Dad bought a B in 1946 - first new tractor the dealer had got in years. Came with a mounted two row check planter and cultivator. That litle beauty planted all his corn and beans for several years on 400 tillable acres. The H would join the B in the cultivation (3 or 4 trips through the corn in those days). The F 30 did the heavy tillage/ pulled combine/ carried corn picker. When the M came with 4 row planter/cultivator the B got a belly mower and a lot less hours per year. Dick
 
There are a lot of B fans but IH must have decided that the B was not one of their best ideas as it was replaced by C long before other letter series tractors were discontinued.
 
Wagons to & from field.
When I was 7 or 8 my job was to run wagons with a B during oat combining. I was coming up out of the field as a car came down the road. I stopped, locked up the brakes and the wagon load of oats dragged me right back into the field. Ever since I have had a healthy respect for load to vehicle weight ratio.
Of course now days there would be charges of child endangerment. But, along as we survive we can learn from our mistakes. Every experience on the farm was worth it.
K-Mo
 
They are the handiest little thing around. Of course I'm probably biased since it was the first tractor I drove, as my dad's first brand new tractor, and now I own 2 of them. Cultivated a lot of corn with the Lift all cultivator, raked hay, ran elevator pto, pulled wagons, chased cows, etc. In regard to plowing, I found a 2 way mounted plow for the B. While it looks like a pain to put on, I bet it would have been real handy plowing gardens and small irregular fields. Someday I hope to get it restored and mounted:)
 
OK, I'll rise to that one! I love that wide little tractor! Don't know what the old timers used them for but around here it: Moves equipment, spots wagons, delivers hay, rakes, puts the boat away, transports people, pulls hayrides, etc. With the buddy seat it provides for some sweet backroad rides on summer nights and fall/spring days with my kid. It taught me about engines and introduced me to my best forum friends. Best of all it moves tractor collecting into the next generation here as my (now 12 year old) daughter claimed it from the moment it arrived a couple years ago and, to this day, says it is her tractor. She must be right because my will explicitly states it as such! Probably the safest old tractor I own with it's wide stance and low center of gravity, it gives me little cause for concern when she starts it up...and it always starts eventually!
 
We bought a 48 C , it had bigger tires and same layout as the B , we needed all the traction we could get cultivating, so a B would have more trouble cultivating. it had axels that could be set as wide as a B or narrower. It too was a general purpose tractor like a B. But as people said it replaced a horse so it was great.
 
We've had one with a Woods belly mower for 34 years and it's quite a dependable little tractor.

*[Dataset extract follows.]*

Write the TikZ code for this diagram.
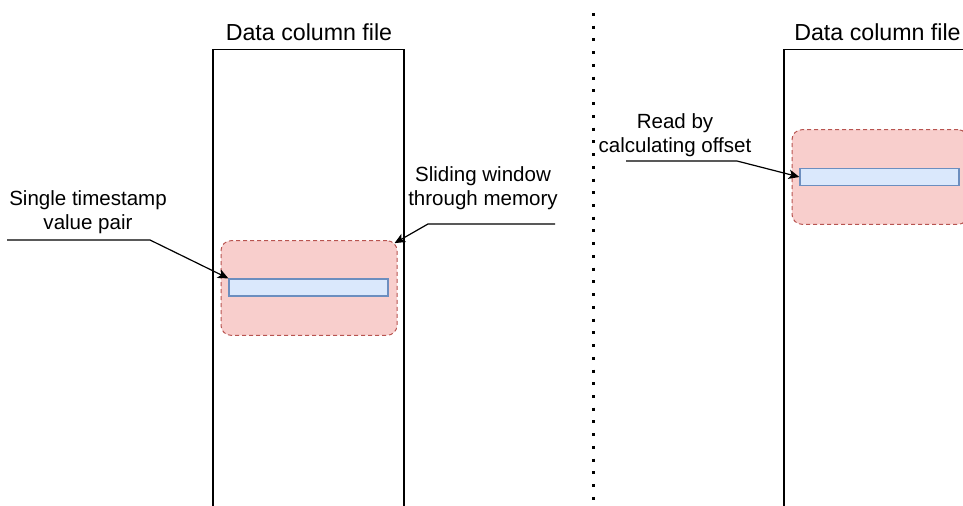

When it's origional intended use is mentioned the first thing that comes to my mind is cultivating and planting in conditions that need a little more precision than a center-seated tractor can offer. Maybe vegetable growing? There are quite a few of them around here and this is solid corn-bean-livestock country, making me think the farmers around here thought of it as a small utility tractor. It's a handy little thing with a low center of gravity and it can really pull for it's horsepower rating, but the ride is a bit rough because of the small wheels. Jim
 
We had two of them. In the summer, they pulled rakes in alfalfa fields behind a Super C with a sickle mower and carried siphon tubes on trailers. In the fall, they went to my gandfather´s cotton gin and moved cotton trailers around. Handy little tractors.
 
Most row crops at the time were on either 38" or 40" rows. The B could to be set to straddle two of these rows perfectly with the front wheels/wheel in the middle between the two rows.. The A straddled one row. The BN was to straddle two narrower rows.

Harold H
 

Part of the reason that the B gives off the aura of "limited usefulness" is the offset operator's platform. Even though the B is a two-row tractor, you only have a good view of the right row.

If IH had built the B with a center-drive like the C, they probably wouldn't have ever built the C.
 
Ya hafta wonder what those IHC engineers were thinking of. First they come out with the Farmall, with the dropped axle and limited width adjustment. Then others, Oliver for instance, come out with adjustable axles and big wheels that gave much better traction than the relatively small wheels of the Farmall. Then IHC makes the F-12 with adjustable axles and big wheels (great traction and a better ride, even on steel). Meanwhile, IHC goes on and on with the F-20 and F-30 with the same style axles as the original Farmall. Finally, IHC replaces the F-12/F-14 with the A and B, which go right back to the original Farmall formula--small wheels and fixed axles. Hmmmmmmm, makes you wonder.

I had a fair amount of time on both an A and a B
"back when," and I have to admit that they are both delightful to drive. Nice seat, nice platform, nicely-placed controls, quiet with a muffler, easy to steer, useful ground speeds (they would pull a loaded steel-tired wagon over a gravel road at maybe 2/3 throttle in fourth gear; an H throttled back to that speed won't pull much of anything in fifth, and in fourth, it's roaring away full-throttle to get under 6 mph--that was always frustrating to me). Never cultivated with a B, but I'd think it a little strange to be able to see only one row well.
 
I had a great-uncle who lived in southeastern VA for a long time and he picked up a couple of B parts tractors over the years. Apparently the peanut farmers in that area used them. He also got a couple of C's and every one of them I saw from that area had the axles cut off. Peanuts are big here in SE NC but a lot of Virginia peanut equipment has made its way down here as the peanut acreage has expanded in our area.